The Canadian dollar weakened against its U.S. counterpart on Tuesday as the greenback hovered close to the 16-month high on increasing bets that the Fed would raise interest rates sooner than previously thought.

USDCAD settles Friday at 1.2550 and above the pivotal 1.2540 level, where the 55d and 100d MAs converge with the next major resistance seen at 1.2600. Like NZD however, CAD remains a buy on dips versus funders (EUR, JPY, CHF) in an environment where many have been expecting the BoC to push back on the aggressive market pricing following the recent softer Canadian October jobs report,” noted analysts at Citi.

“Citi still see April 2022 as the most likely timing for a first BoC rate hike with quarterly hikes to follow. But as market pricing is already in line with the Citi call scope for further hawkish surprises may be limited especially given exposure to medium-term weaker Chinese growth.”

Today, the USD/CAD pair rose to 1.2544 up from Monday’s close of 1.2511. After gaining about 2.3% last month, the Canadian dollar strengthened over 1.3% so far this month.

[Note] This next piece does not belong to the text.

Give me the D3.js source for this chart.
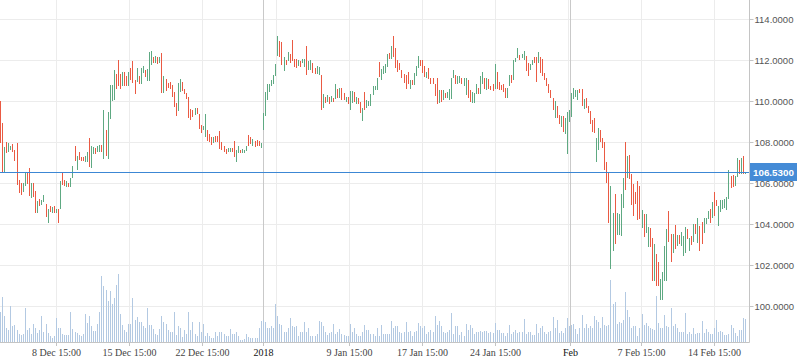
<!DOCTYPE html>
<html lang="en">
<head>
<meta charset="UTF-8">
<title>Price chart</title>
<style>
  body { margin: 0; background: #fff; }
  svg { display: block; }
</style>
</head>
<body>
<script src="https://cdn.jsdelivr.net/npm/d3@7/dist/d3.min.js"></script>
<script>
var width = 798,
    height = 363,
    plotRight = 749,
    axisY = 342;

// bar opens / closes
var opens = [
  110.02,108.95,106.54,108.02,107.50,107.60,107.92,107.63,107.95,106.16,
  106.00,105.59,105.84,106.49,106.75,105.27,106.00,105.61,104.53,105.22,
  104.93,105.10,104.98,104.07,104.88,104.56,104.88,104.56,104.72,104.76,
  106.52,106.16,105.80,106.00,105.80,106.26,107.82,106.62,107.50,107.27,
  107.27,107.01,107.04,108.21,106.75,107.40,107.73,107.50,107.53,107.86,
  107.20,108.60,107.20,109.15,110.02,110.04,111.34,112.02,111.34,110.72,
  111.41,111.25,110.75,111.62,111.98,111.05,110.92,111.22,110.85,111.36,
  111.53,111.01,110.98,111.77,112.18,111.89,112.18,111.89,112.34,110.42,
  111.07,110.90,110.93,110.80,110.45,109.90,109.52,110.45,110.94,110.62,
  110.39,110.22,
  109.61,109.55,109.34,109.65,109.39,108.83,108.57,108.25,108.60,108.38,
  108.25,107.95,108.28,108.31,108.54,108.02,107.79,107.66,107.53,107.53,
  107.73,108.05,107.04,107.47,107.63,107.47,107.47,107.56,108.36,108.25,
  107.79,108.05,108.12,108.05,107.73,108.57,109.29,110.04,110.43,110.72,
  110.85,111.23,112.21,112.94,112.87,111.46,112.02,111.98,112.29,113.00,
  112.05,112.05,111.73,111.95,111.85,111.69,112.71,111.53,111.53,111.85,
  111.63,111.34,111.28,111.29,109.65,110.23,109.94,110.20,109.97,110.17,
  110.10,110.59,110.17,110.63,110.40,109.94,110.20,109.55,109.90,110.46,
  109.87,110.17,109.94,109.01,110.43,109.68,109.78,109.78,110.30,110.56,
  110.53,111.93,111.02,111.31,111.37,111.67,112.35,112.06,113.17,112.58,
  111.99,111.86,111.54,111.31,111.28,111.44,110.59,111.05,110.79,111.24,
  111.63,112.03,111.99,111.70,111.15,111.63,111.15,111.15,110.85,111.11,
  109.91,110.56,110.07,110.40,110.14,110.07,110.10,111.11,111.28,110.82,
  110.88,111.11,110.72,110.30,111.02,110.56,109.91,109.91,110.33,110.66,
  110.33,110.85,111.15,110.53,111.08,110.75,110.82,110.62,111.44,110.95,
  110.79,110.85,110.66,110.14,110.72,111.28,111.05,111.93,112.09,112.25,
  112.09,112.03,112.22,111.86,111.54,111.76,112.16,112.16,111.86,112.16,
  112.06,111.37,111.11,110.85,110.53,110.14,109.19,109.78,109.35,108.73,
  109.29,108.41,107.40,108.97,109.23,110.11,110.21,110.04,
  110.60,110.60,109.62,110.17,109.78,109.52,109.07,109.16,107.05,107.63,
  108.61,108.22,108.02,107.05,106.49,101.80,102.68,105.45,103.49,103.46,
  103.40,104.80,108.02,106.23,107.37,106.43,105.94,105.58,106.10,105.84,
  103.79,104.50,103.56,102.88,103.82,103.33,101.21,102.52,102.13,100.30,
  100.27,101.21,101.21,104.63,103.53,102.61,103.95,102.91,103.49,102.94,
  102.42,102.61,103.75,102.68,103.43,103.14,103.98,103.10,103.92,104.08,
  103.56,103.98,104.24,104.73,104.31,105.58,105.16,103.92,104.60,104.76,
  104.80,104.70,105.22,106.33,106.39,105.84,106.30,107.11,106.43,107.34,
  106.45
];

var closes = [
  107.95,106.54,107.74,107.47,107.95,107.79,107.50,107.06,105.92,105.51,
  105.43,106.03,106.52,105.97,105.35,106.00,105.32,104.53,105.15,104.86,
  105.19,105.43,104.33,104.72,104.59,104.82,104.56,104.75,104.07,106.10,
  105.90,105.87,106.10,105.79,106.26,106.85,107.06,107.34,107.11,107.08,
  107.08,107.34,107.53,106.81,107.82,107.76,107.40,107.79,107.86,107.53,
  109.58,107.33,109.45,110.80,110.78,111.53,110.59,110.72,110.62,111.41,
  110.72,110.72,111.41,111.02,110.89,110.33,111.62,110.83,111.62,111.71,
  111.20,111.58,112.39,112.44,111.87,112.21,111.82,112.15,110.42,111.23,
  110.50,110.64,110.61,110.23,109.74,109.26,110.87,111.10,110.52,110.34,
  110.10,109.20,
  109.06,109.22,109.68,109.39,108.64,108.44,108.77,109.39,108.08,108.02,
  107.87,108.25,108.02,107.99,107.69,107.60,107.50,107.43,107.73,107.73,
  107.50,107.30,107.63,107.79,107.47,107.66,107.63,107.79,107.82,107.92,
  108.15,107.76,107.82,107.79,107.95,109.42,110.43,110.85,110.85,111.02,
  111.29,111.82,113.20,112.18,111.76,112.18,111.77,112.41,111.85,111.95,
  111.69,111.63,112.02,111.69,112.08,112.08,111.28,111.95,112.02,111.36,
  111.34,111.72,111.69,109.55,110.36,109.90,110.30,109.87,110.27,109.97,
  110.85,110.17,110.66,110.07,110.07,110.23,109.87,110.50,110.50,109.97,
  110.20,109.84,109.42,109.65,109.58,110.07,110.00,110.36,110.76,110.76,
  111.11,111.18,111.57,111.73,111.80,112.29,112.06,112.71,112.16,111.60,
  111.41,111.50,111.11,110.88,110.62,110.85,111.05,110.79,111.37,111.70,
  112.22,111.73,111.37,111.18,111.44,111.08,110.85,110.85,110.27,109.84,
  110.56,109.97,110.53,110.14,110.43,110.59,111.11,111.54,110.82,111.21,
  111.21,110.82,111.15,111.15,110.14,109.97,110.43,110.40,110.85,110.36,
  111.21,111.44,110.62,111.11,110.62,110.53,110.49,111.83,110.62,110.56,
  110.56,110.46,110.14,110.66,111.28,110.88,111.99,112.09,112.58,112.03,
  112.29,112.45,111.47,111.24,111.80,112.03,111.86,110.92,112.42,111.37,
  111.21,111.05,110.72,110.40,110.14,109.55,110.01,109.16,108.90,109.26,
  108.48,109.16,109.46,109.55,110.40,110.66,110.56,110.53,
  110.40,109.78,110.11,109.65,109.42,108.87,108.48,108.45,108.19,108.67,
  107.99,107.70,106.65,106.00,104.05,105.84,104.54,103.01,104.54,104.47,
  105.48,106.26,105.68,107.31,106.20,104.93,104.41,104.96,104.18,104.24,
  104.70,103.36,104.47,103.88,102.88,101.21,103.04,100.99,100.99,101.31,
  101.64,102.94,103.75,103.14,102.13,103.53,102.78,103.49,103.04,103.62,
  103.43,103.88,103.27,103.33,102.97,103.98,103.53,104.28,102.71,103.04,
  104.28,104.31,104.63,104.05,105.06,104.41,104.86,104.89,105.16,105.16,
  105.22,105.32,106.62,105.74,105.81,106.36,107.24,106.43,107.21,106.43,
  106.53
];

var volumes = [
  30,45,26,14,12,36,16,17,12,8, 7,8,34,12,14,8,18,14,9,12,
  26,10,18,9,6,4,6,24,14,14, 8,7,7,7,30,13,10,9,7,6,
  8,28,19,26,16,11,11,18,30,66, 56,52,41,51,38,44,57,68,28,17,
  12,10,18,18,44,22,25,20,20,16, 14,34,17,17,13,8,7,13,26,20,
  18,12,10,10,30,7,16,14,5,12, 8,30,12,20,8,6,20,
  10,18,6,9,6,4,4,10,6,10, 10,8,6,6,13,8,8,10,6,2,
  2,3,8,5,4,4,4,4,14,21, 22,20,14,14,16,14,38,26,18,17,
  10,10,14,24,16,15,16,6,10,10, 20,10,14,6,6,6,8,21,20,16,
  10,7,9,10,18,8,10,13,8,7, 6,6,18,10,14,8,6,6,10,17,
  12,12,8,8,6,14,6,17,8,8, 8,8,21,14,16,16,
  10,9,10,20,10,11,6,10,11,19, 16,14,16,8,10,12,10,26,17,21,
  16,10,9,10,12,29,8,16,16,7, 10,6,18,12,17,14,8,10,10,11,
  10,11,11,9,10,9,19,12,12,9, 9,6,9,17,8,10,12,9,10,10,
  23,8,10,10,7,7,18,9,14,16, 10,8,10,11,25,14,22,9,11,9,
  14,24,16,17,18,13,8,14,27,14, 18,14,16,14,26,22,
  20,14,25,17,16,17,62,38,40,18, 20,19,22,50,32,25,14,16,16,6,
  14,28,17,19,16,14,13,12,46,19, 14,14,27,16,15,34,16,18,14,10,
  10,10,29,8,10,8,14,8,9,9, 21,9,13,10,8,8,14,22,10,11,
  10,7,7,8,17,14,9,6,12,12, 24,23
];

var lastPrice = 106.53;
var priceTicks = [100, 102, 104, 106, 108, 110, 112, 114];

// week ticks (bar index) and their labels; "" = gridline only
var weekTicks = [27.2, 62.5, 97.8, 133.2, 168.5, 203.8, 239.1, 274.5, 309.8, 345.1];
var weekLabels = ["8 Dec 15:00", "15 Dec 15:00", "22 Dec 15:00", "", "9 Jan 15:00",
                  "17 Jan 15:00", "24 Jan 15:00", "", "7 Feb 15:00", "14 Feb 15:00"];
var periodTicks = [127.1, 275.6];
var periodLabels = ["2018", "Feb"];

var upColor = "#5ea982",
    downColor = "#ea5a43",
    gridColor = "#ececec",
    lineColor = "#3c87d4";

var n = Math.min(opens.length, closes.length);

var x = d3.scaleLinear()
    .domain([0, n - 1])
    .range([0, 745]);

var y = d3.scaleLinear()
    .domain([100, 114])
    .range([306, 19.3]);

var yv = d3.scaleLinear()
    .domain([0, 100])
    .range([axisY, axisY - 100]);

var svg = d3.select("body").append("svg")
    .attr("width", width)
    .attr("height", height);

// horizontal grid
svg.append("g")
    .selectAll("line")
    .data(priceTicks)
    .enter()
    .append("line")
    .attr("x1", 0)
    .attr("x2", plotRight)
    .attr("y1", function(d){ return Math.round(y(d)) + 0.5; })
    .attr("y2", function(d){ return Math.round(y(d)) + 0.5; })
    .attr("stroke", gridColor)
    .attr("stroke-width", 1);

// vertical week grid
svg.append("g")
    .selectAll("line")
    .data(weekTicks)
    .enter()
    .append("line")
    .attr("x1", function(d){ return Math.round(x(d)) + 0.5; })
    .attr("x2", function(d){ return Math.round(x(d)) + 0.5; })
    .attr("y1", 0)
    .attr("y2", axisY)
    .attr("stroke", gridColor)
    .attr("stroke-width", 1);

// year / month separators
svg.append("g")
    .selectAll("line")
    .data(periodTicks)
    .enter()
    .append("line")
    .attr("x1", function(d){ return Math.round(x(d)) + 0.5; })
    .attr("x2", function(d){ return Math.round(x(d)) + 0.5; })
    .attr("y1", 0)
    .attr("y2", axisY)
    .attr("stroke", "#c9c9c9")
    .attr("stroke-width", 1);

// volume
svg.append("g")
    .attr("shape-rendering", "crispEdges")
    .selectAll("rect")
    .data(volumes.slice(0, n))
    .enter()
    .append("rect")
    .attr("x", function(d, i){ return Math.round(x(i)); })
    .attr("width", 1)
    .attr("y", function(d){ return yv(d); })
    .attr("height", function(d){ return axisY - yv(d); })
    .attr("fill", "#b3c9e2");

// price bars
svg.append("g")
    .attr("shape-rendering", "crispEdges")
    .selectAll("rect")
    .data(d3.range(n))
    .enter()
    .append("rect")
    .attr("x", function(i){ return Math.round(x(i)); })
    .attr("width", 1)
    .attr("y", function(i){ return y(Math.max(opens[i], closes[i])); })
    .attr("height", function(i){
        return Math.max(1, y(Math.min(opens[i], closes[i])) - y(Math.max(opens[i], closes[i])));
    })
    .attr("fill", function(i){ return closes[i] >= opens[i] ? upColor : downColor; });

// last price line
var yLast = Math.round(y(lastPrice)) + 0.5;
svg.append("line")
    .attr("x1", 0)
    .attr("x2", plotRight)
    .attr("y1", yLast)
    .attr("y2", yLast)
    .attr("stroke", lineColor)
    .attr("stroke-width", 1);

// axis lines
svg.append("line")
    .attr("x1", 0).attr("x2", plotRight + 0.5)
    .attr("y1", axisY + 0.5).attr("y2", axisY + 0.5)
    .attr("stroke", "#c4c4c4");
svg.append("line")
    .attr("x1", plotRight + 0.5).attr("x2", plotRight + 0.5)
    .attr("y1", 0).attr("y2", axisY + 0.5)
    .attr("stroke", "#c4c4c4");

// bottom axis
var labelled = [], labelText = {};
weekTicks.forEach(function(t, i){
    if (weekLabels[i]) { labelled.push(t); labelText[t] = weekLabels[i]; }
});
periodTicks.forEach(function(t, i){ labelled.push(t); labelText[t] = periodLabels[i]; });

var xAxis = d3.axisBottom(x)
    .tickValues(labelled)
    .tickSize(4)
    .tickSizeOuter(0)
    .tickPadding(3)
    .tickFormat(function(d){ return labelText[d]; });

var gx = svg.append("g")
    .attr("transform", "translate(0," + axisY + ")")
    .call(xAxis);
gx.select(".domain").remove();
gx.selectAll(".tick").attr("transform", function(d){
    return "translate(" + (Math.round(x(d)) + 0.5) + ",0)";
});
gx.selectAll(".tick line").attr("stroke", "#c4c4c4");
gx.selectAll(".tick text")
    .attr("fill", function(d){ return periodTicks.indexOf(d) >= 0 ? "#111" : "#444"; })
    .style("font-family", "'Liberation Serif', 'Times New Roman', serif")
    .style("font-size", "10px");

// right axis
var yAxis = d3.axisRight(y)
    .tickValues(priceTicks)
    .tickSize(4)
    .tickSizeOuter(0)
    .tickPadding(1)
    .tickFormat(d3.format(".4f"));

var gy = svg.append("g")
    .attr("transform", "translate(" + (plotRight + 0.5) + ",0)")
    .call(yAxis);
gy.select(".domain").remove();
gy.selectAll(".tick").attr("transform", function(d){
    return "translate(0," + (Math.round(y(d)) + 0.5) + ")";
});
gy.selectAll(".tick line").attr("stroke", "#c4c4c4");
gy.selectAll(".tick text")
    .attr("fill", "#555")
    .style("font-family", "'Liberation Sans', Arial, sans-serif")
    .style("font-size", "9.5px");

// last price badge
svg.append("rect")
    .attr("x", plotRight + 1)
    .attr("y", yLast - 9.5)
    .attr("width", width - plotRight - 2)
    .attr("height", 18)
    .attr("fill", "#448bd6");

svg.append("text")
    .attr("x", plotRight + 4)
    .attr("y", yLast)
    .attr("dy", "0.35em")
    .attr("fill", "#fff")
    .style("font-family", "'Liberation Sans', Arial, sans-serif")
    .style("font-size", "9.8px")
    .style("font-weight", "bold")
    .text(d3.format(".4f")(lastPrice));
</script>
</body>
</html>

The dollar index, which measures the value of the dollar against six foreign currencies, was trading 0.19% higher at 95.590. Last week, the greenback rose to 16-month highs against most other major currencies because of the hottest U.S. inflation reading in a generation that pushed investors to bet that interest rates are likely to rise sooner than previously thought.

In October, U.S. consumer prices rose faster than expected due to surges in gasoline and food prices, showing that inflation could remain high well into next year amid snarled global supply chains. Labor Department data on Wednesday showed that the consumer price index rose 0.9% last month after rising 0.4% in September. In the 12 months through October, the CPI increased 6.2% up from September’s 5.4% increase.

It is highly likely that the world’s dominant reserve currency, the USD, will rise by end of the year, largely due to the expectation of at least one rate hike next year. With the dollar strengthening and a possibility that the Federal Reserve will raise interest rates earlier than expected, the USD/CAD pair may experience a rise.

The dollar index (DXY) may bid on front-end rate differentials especially vs funders (EUR, JPY, CHF) but with sharp DXY gains unlikely as the UST curve flattens, signalling market conviction that any Fed tightening is likely to be shallow,” added Citi analysts.

“This would still leave US financial conditions accommodative which limits the extent of DXY gains. DXY is so far sustaining above strong resistance at 94.65-83 that has held for the last seven weeks. The weekly close above now brings the double bottom pattern back in to play and suggests extended gains towards 97.50.”

Canada is the world’s fourth-largest exporter of oil, which edged higher on tight inventories. At the time of writing, U.S. West Texas Intermediate (WTI) crude was trading 0.64% higher at $81.4 a barrel. Higher oil prices lead to higher U.S. dollar earnings for Canadian exporters, resulting in an increased value of the loonie.